College signing days are widely celebrated at high schools across the country to congratulate student athletes, so why not celebrate students who are headed down a different but equally exciting path?

On Thursday, May 9, three industrial technology students from Woodstock and Woodstock North high schools signed up to participate in a paid summer internship program at Scot Forge in Spring Grove to launch their future careers.

Instead of football helmets, Ashton Zalke and Dan Gonzalez from Woodstock High School and Cade Darling from Woodstock North High School will don hard hats to learn about industrial maintenance and machining.

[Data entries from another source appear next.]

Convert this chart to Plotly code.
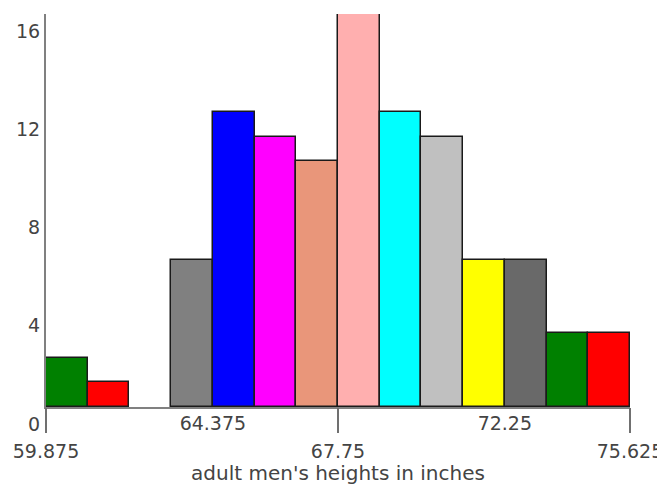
import plotly.graph_objects as go

bin_start = 59.875
bin_width = 1.125
counts = [2, 1, 0, 6, 12, 11, 10, 17, 12, 11, 6, 6, 3, 3]
colors = ["#008000", "#ff0000", "#ffffff", "#808080", "#0000ff", "#ff00ff", "#e9967a",
          "#ffafaf", "#00ffff", "#c0c0c0", "#ffff00", "#696969", "#008000", "#ff0000"]
row1_ticks = [64.375, 72.25]
row2_ticks = [59.875, 67.75, 75.625]
y_ticks = [0, 4, 8, 12, 16]
x_title = "adult men's heights in inches"

centers = [bin_start + bin_width * (i + 0.5) for i in range(len(counts))]
line_w = [0 if c == 0 else 1.5 for c in counts]
x_end = bin_start + bin_width * len(counts)

tick_font = dict(family="DejaVu Sans", size=19, color="#444444")
title_font = dict(family="DejaVu Sans", size=20, color="#444444")

fig = go.Figure()
fig.add_trace(go.Bar(
    x=centers, y=counts, width=bin_width,
    marker=dict(color=colors, line=dict(color="#1a1a1a", width=line_w)),
    hoverinfo="skip", showlegend=False,
))
# invisible trace for second (staggered) tick row
fig.add_trace(go.Scatter(x=[bin_start, x_end], y=[0, 0], xaxis="x2", mode="none",
                         showlegend=False, hoverinfo="skip"))

fig.update_layout(
    width=657, height=477,
    margin=dict(l=38, r=35, t=6, b=78),
    paper_bgcolor="white", plot_bgcolor="white",
    font=tick_font,
    bargap=0,
    xaxis=dict(range=[bin_start, x_end], tickvals=row1_ticks,
               ticktext=[str(v) for v in row1_ticks],
               ticks="", showgrid=False, zeroline=False, automargin=False,
               showline=True, linecolor="#808080", linewidth=2,
               tickfont=tick_font, ticklabelstandoff=-2,
               title=dict(text=x_title, font=title_font, standoff=34)),
    xaxis2=dict(range=[bin_start, x_end], overlaying="x", anchor="y", side="bottom",
                tickvals=row2_ticks, ticktext=[str(v) for v in row2_ticks],
                ticks="outside", ticklen=25, tickwidth=1.5, tickcolor="#707070",
                automargin=False, ticklabelstandoff=2,
                showgrid=False, zeroline=False, showline=False, tickfont=tick_font),
    yaxis=dict(range=[0, 16], tickvals=y_ticks, ticktext=[str(v) for v in y_ticks],
               ticks="", showgrid=False, zeroline=False, automargin=False,
               showline=True, linecolor="#808080", linewidth=2,
               ticklabelshift=17, ticklabelstandoff=0, tickfont=tick_font),
)

fig.write_html("out.html")
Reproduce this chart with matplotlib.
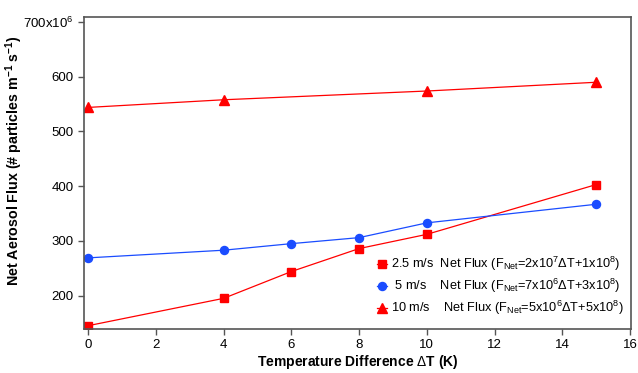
import numpy as np
import matplotlib.pyplot as plt

plt.rcParams['font.family'] = ['Liberation Sans', 'DejaVu Sans']
plt.rcParams['mathtext.fontset'] = 'custom'
plt.rcParams['mathtext.rm'] = 'Liberation Sans'
plt.rcParams['mathtext.bf'] = 'Liberation Sans:bold'

dt_25 = [0, 4, 6, 8, 10, 15]
flux_25 = [145, 195, 244, 286, 312, 403]
dt_5 = [0, 4, 6, 8, 10, 15]
flux_5 = [269, 283, 295, 306, 333, 367]
dt_10 = [0, 4, 10, 15]
flux_10 = [544, 558, 574, 590]

labels = [r'2.5 m/s  Net Flux (F$_{\mathrm{Net}}$=2x10$^{7}$$\Delta$T+1x10$^{8}$)',
          r' 5 m/s    Net Flux (F$_{\mathrm{Net}}$=7x10$^{6}$$\Delta$T+3x10$^{8}$)',
          r'10 m/s    Net Flux (F$_{\mathrm{Net}}$=5x10$^{6}$$\Delta$T+5x10$^{8}$)']

fig = plt.figure(figsize=(6.38, 3.73), dpi=100)
ax = fig.add_axes([0.1317, 0.118, 0.857, 0.836])

ax.plot(dt_25, flux_25, color='#ff0000', lw=0.9, marker='s', ms=5.5, label=labels[0])
ax.plot(dt_5, flux_5, color='#1a4cff', lw=0.9, marker='o', ms=5.8, label=labels[1])
ax.plot(dt_10, flux_10, color='#ff0000', lw=0.9, marker='^', ms=6.5, label=labels[2])

ax.set_xlim(-0.12, 16.02)
ax.set_ylim(139, 709)
ax.set_xticks(np.arange(0, 17, 2))
ax.set_yticks([200, 300, 400, 500, 600, 700])
ax.set_yticklabels(['200', '300', '400', '500', '600', r'700x10$^{6}$'])
for s in ax.spines.values():
    s.set_color('#555555')
    s.set_linewidth(1.2)
ax.tick_params(direction='out', length=4, width=1, colors='#555555', labelcolor='black', labelsize=9.5)

ax.set_xlabel(r'Temperature Difference $\Delta$T (K)', fontsize=10, fontweight='bold', labelpad=1)
ax.set_ylabel(r'Net Aerosol Flux (# particles m$^{\mathbf{-1}}$ s$^{\mathbf{-1}}$)', fontsize=10.3, fontweight='bold')
ax.yaxis.set_label_coords(-0.108, 0.54)

ax.legend(loc='lower right', bbox_to_anchor=(1.008, 0.0), frameon=False, fontsize=9.2,
          handlelength=0.8, handletextpad=0.3, labelspacing=0.3)

fig.savefig('out.png', dpi=100)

According to U.S. News and World Report, U.S. manufacturing needs nearly 3.5 million manufacturing workers by 2025, but it's projected that 2 million of those jobs will go unfilled due to a proficiency gap. In 2017, the average manufacturing worker in the U.S. earned more than $27 per hour.

Recognizing that gap, manufacturers have been coming to local high schools and establishing partnerships like the one Woodstock Community Unit School District 200 has with Scot Forge.

Tony Velotta, organizational development leader for Scot Forge, said his company has had a long relationship with Steve Thompson, division chairman for Industrial Technology among other disciplines, and that Scot Forge appreciates the Woodstock programs.

“I like that they’re promoting kids into careers with an alternative to a four-year degree,” Velotta said. “I’m very impressed with the quality of the kids. I’m impressed with their drive and initiative.”

Thompson said Scot Forge is a particularly valuable educational partner because developing employees is a big part of what they do. They have onsite certification programs in addition to two- and four-year degree programs for their employees in a variety of careers.

Thompson said the three new students will bring the total to six Woodstock students who are working for Scot Forge, although the more involved partnership is new this year.

“They’ve decided to implement this farm team program — much like the Kane County Cougars are a farm team in Major League Baseball,” Thompson said. “The kids are getting offered a real career path.”

Scot Forge has been in business for more than a century forging a vast array of products from wheels on NASA’s Curiosity Mars Rover to torpedo tubes for nuclear submarines. In addition to the Spring Grove plant, there are plants in Franklin Park and Clinton, Wisconsin.

Photo of administrator and Scot Forge representative shaking hands

Steve Thompson, chairman of the Industrial Technology Department at Woodstock High School shakes hands with Tony Velotta, organizational development leader at Scot Forge.